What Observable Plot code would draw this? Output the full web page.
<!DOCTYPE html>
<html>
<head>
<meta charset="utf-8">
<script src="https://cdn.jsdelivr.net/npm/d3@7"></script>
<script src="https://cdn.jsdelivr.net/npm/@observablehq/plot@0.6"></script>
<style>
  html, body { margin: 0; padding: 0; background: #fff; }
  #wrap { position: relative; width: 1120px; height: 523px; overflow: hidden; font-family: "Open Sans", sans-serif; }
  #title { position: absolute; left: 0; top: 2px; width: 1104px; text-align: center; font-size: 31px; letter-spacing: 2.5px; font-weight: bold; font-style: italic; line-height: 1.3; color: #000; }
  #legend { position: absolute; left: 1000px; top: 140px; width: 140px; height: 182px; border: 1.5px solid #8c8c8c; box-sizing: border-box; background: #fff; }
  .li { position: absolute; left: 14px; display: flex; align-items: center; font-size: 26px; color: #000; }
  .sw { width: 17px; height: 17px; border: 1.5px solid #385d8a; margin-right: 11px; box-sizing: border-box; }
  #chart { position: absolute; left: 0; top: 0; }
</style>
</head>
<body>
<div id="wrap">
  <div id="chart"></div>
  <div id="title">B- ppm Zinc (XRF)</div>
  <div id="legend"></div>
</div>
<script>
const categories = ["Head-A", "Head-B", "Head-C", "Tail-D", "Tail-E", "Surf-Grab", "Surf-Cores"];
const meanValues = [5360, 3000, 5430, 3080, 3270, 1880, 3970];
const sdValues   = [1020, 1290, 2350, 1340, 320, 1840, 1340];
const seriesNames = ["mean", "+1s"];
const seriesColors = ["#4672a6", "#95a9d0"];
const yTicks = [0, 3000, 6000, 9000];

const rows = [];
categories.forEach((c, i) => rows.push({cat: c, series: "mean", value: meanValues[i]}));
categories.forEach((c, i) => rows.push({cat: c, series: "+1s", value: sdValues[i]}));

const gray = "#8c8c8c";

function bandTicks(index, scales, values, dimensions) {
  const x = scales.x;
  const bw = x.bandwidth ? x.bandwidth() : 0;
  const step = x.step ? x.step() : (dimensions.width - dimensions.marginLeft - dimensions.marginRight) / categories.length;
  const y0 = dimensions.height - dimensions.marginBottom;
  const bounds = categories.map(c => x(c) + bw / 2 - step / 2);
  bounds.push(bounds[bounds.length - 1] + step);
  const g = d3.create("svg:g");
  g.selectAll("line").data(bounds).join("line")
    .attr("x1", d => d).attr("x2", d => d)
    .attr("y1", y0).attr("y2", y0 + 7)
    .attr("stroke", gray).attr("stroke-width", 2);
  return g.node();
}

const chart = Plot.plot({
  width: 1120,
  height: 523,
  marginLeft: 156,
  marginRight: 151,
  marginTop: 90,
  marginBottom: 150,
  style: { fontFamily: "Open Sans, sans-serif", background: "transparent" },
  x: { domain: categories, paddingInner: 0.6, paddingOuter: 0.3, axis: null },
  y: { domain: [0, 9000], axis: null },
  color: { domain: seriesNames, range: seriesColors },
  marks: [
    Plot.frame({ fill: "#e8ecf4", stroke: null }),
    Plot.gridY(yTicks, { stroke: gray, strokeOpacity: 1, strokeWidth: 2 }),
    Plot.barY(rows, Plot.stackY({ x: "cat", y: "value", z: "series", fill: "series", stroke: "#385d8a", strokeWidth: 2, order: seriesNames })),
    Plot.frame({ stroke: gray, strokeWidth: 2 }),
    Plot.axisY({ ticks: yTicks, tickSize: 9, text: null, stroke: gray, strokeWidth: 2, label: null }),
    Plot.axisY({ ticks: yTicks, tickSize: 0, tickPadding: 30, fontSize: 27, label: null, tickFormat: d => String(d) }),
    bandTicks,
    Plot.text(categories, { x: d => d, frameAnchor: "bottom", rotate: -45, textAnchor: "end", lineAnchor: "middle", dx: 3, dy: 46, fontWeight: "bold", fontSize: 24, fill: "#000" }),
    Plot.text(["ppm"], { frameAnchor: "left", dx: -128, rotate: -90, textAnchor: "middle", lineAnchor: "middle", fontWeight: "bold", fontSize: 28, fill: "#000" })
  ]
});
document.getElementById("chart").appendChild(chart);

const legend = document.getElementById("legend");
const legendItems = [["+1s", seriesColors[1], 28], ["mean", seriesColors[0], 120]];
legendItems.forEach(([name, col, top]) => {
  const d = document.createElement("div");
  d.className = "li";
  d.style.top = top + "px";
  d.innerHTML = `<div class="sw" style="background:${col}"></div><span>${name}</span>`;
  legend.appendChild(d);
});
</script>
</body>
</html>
━━━━━━━━━━━━━━━━━━━━━━━━━━━━━━
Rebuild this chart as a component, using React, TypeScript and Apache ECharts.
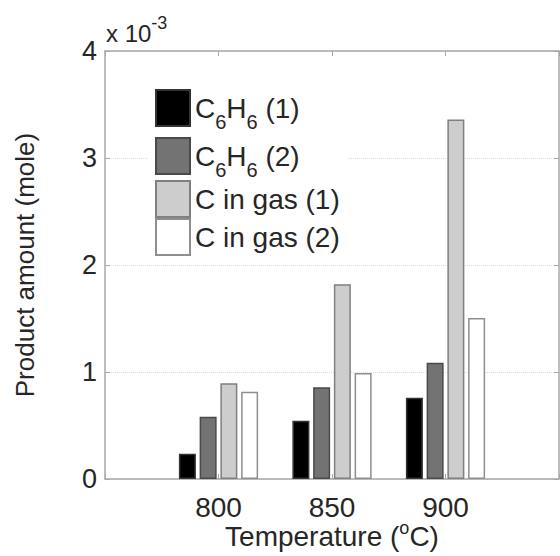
━━━━━━━━━━━━━━━━━━━━━━━━━━━━━━
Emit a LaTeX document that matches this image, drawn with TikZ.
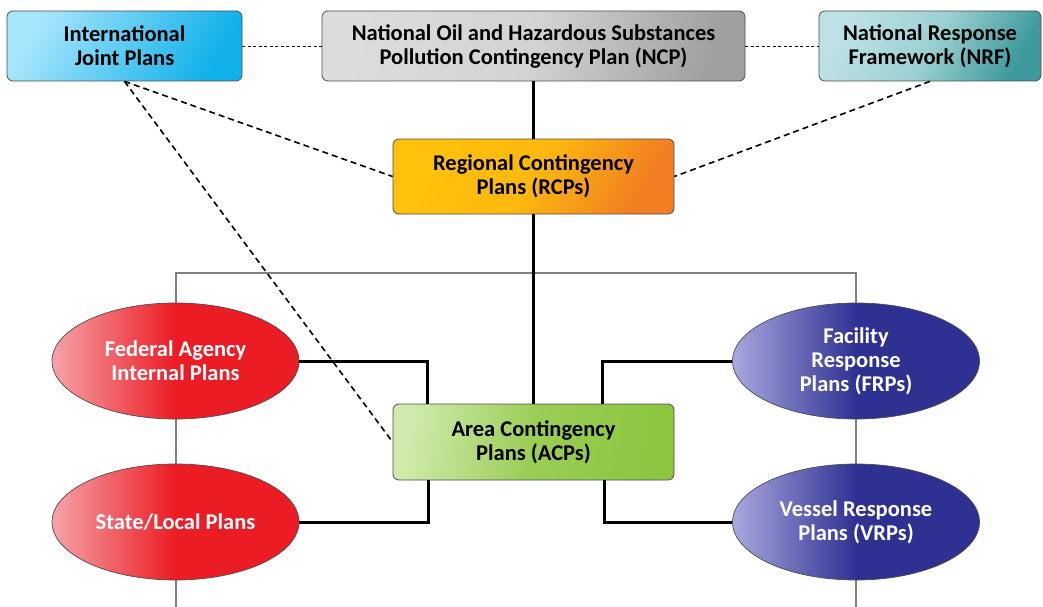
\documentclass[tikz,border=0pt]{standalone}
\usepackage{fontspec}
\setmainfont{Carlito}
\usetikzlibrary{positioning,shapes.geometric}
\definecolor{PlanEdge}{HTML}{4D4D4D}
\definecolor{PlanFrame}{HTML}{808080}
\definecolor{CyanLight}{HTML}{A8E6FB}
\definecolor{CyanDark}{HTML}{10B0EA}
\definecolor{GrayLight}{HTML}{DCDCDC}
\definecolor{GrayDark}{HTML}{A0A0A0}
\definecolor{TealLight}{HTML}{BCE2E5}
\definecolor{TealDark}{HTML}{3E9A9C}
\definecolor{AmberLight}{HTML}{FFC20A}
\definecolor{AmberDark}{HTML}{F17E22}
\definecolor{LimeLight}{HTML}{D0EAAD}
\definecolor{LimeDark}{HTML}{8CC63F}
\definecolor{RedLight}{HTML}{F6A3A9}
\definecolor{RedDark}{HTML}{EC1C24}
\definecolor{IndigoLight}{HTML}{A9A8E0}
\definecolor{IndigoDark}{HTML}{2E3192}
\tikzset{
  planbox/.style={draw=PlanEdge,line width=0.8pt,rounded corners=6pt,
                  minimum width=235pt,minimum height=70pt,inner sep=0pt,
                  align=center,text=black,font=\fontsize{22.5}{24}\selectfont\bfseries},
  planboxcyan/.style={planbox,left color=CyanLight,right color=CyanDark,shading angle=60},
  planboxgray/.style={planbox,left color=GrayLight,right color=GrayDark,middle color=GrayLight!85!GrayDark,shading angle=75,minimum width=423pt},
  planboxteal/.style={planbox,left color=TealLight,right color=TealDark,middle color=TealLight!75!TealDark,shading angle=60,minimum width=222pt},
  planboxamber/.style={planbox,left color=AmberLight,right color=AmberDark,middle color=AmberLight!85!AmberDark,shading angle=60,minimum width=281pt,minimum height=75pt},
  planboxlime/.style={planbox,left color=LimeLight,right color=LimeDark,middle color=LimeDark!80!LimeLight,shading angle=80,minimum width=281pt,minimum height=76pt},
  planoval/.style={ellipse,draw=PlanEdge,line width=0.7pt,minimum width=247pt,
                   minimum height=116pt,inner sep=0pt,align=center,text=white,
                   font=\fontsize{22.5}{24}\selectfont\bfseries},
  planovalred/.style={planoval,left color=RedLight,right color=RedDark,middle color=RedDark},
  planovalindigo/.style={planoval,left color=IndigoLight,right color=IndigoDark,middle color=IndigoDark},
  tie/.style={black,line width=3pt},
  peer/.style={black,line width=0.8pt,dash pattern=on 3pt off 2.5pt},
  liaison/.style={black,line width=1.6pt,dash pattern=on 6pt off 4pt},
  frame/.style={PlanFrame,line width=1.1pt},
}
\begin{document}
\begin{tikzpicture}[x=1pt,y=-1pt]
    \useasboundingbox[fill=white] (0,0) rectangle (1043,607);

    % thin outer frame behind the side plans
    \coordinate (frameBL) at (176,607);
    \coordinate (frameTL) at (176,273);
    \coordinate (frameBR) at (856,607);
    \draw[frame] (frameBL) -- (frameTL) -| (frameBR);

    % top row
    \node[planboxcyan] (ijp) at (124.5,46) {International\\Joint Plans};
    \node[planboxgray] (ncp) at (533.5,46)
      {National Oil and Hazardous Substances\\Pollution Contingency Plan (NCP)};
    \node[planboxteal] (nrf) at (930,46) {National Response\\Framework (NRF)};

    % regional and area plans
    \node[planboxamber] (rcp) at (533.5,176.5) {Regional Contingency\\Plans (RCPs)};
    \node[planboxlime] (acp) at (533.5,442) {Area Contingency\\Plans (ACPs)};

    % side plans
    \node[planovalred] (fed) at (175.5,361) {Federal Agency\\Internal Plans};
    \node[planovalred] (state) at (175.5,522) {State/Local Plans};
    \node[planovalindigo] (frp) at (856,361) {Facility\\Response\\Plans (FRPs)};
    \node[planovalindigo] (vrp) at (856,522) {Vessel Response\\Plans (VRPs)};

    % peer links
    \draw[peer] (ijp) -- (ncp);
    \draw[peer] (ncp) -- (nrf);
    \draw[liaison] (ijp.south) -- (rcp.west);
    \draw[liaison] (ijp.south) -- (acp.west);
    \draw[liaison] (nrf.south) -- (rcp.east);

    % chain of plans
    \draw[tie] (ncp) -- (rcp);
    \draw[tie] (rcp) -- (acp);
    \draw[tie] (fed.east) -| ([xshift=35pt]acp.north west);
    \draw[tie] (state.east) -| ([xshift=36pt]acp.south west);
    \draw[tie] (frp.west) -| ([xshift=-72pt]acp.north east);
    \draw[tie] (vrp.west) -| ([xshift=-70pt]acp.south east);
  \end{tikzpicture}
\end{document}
━━━━━━━━━━━━━━━━━━━━━━━━━━━━━━
# Exercise aim:
Return from the data every line that holds "chart".

# Problem solution:
  #chart { position: absolute; left: 0; top: 0; }
  <div id="chart"></div>
const chart = Plot.plot({
document.getElementById("chart").appendChild(chart);
Rebuild this chart as a component, using React, TypeScript and Apache ECharts.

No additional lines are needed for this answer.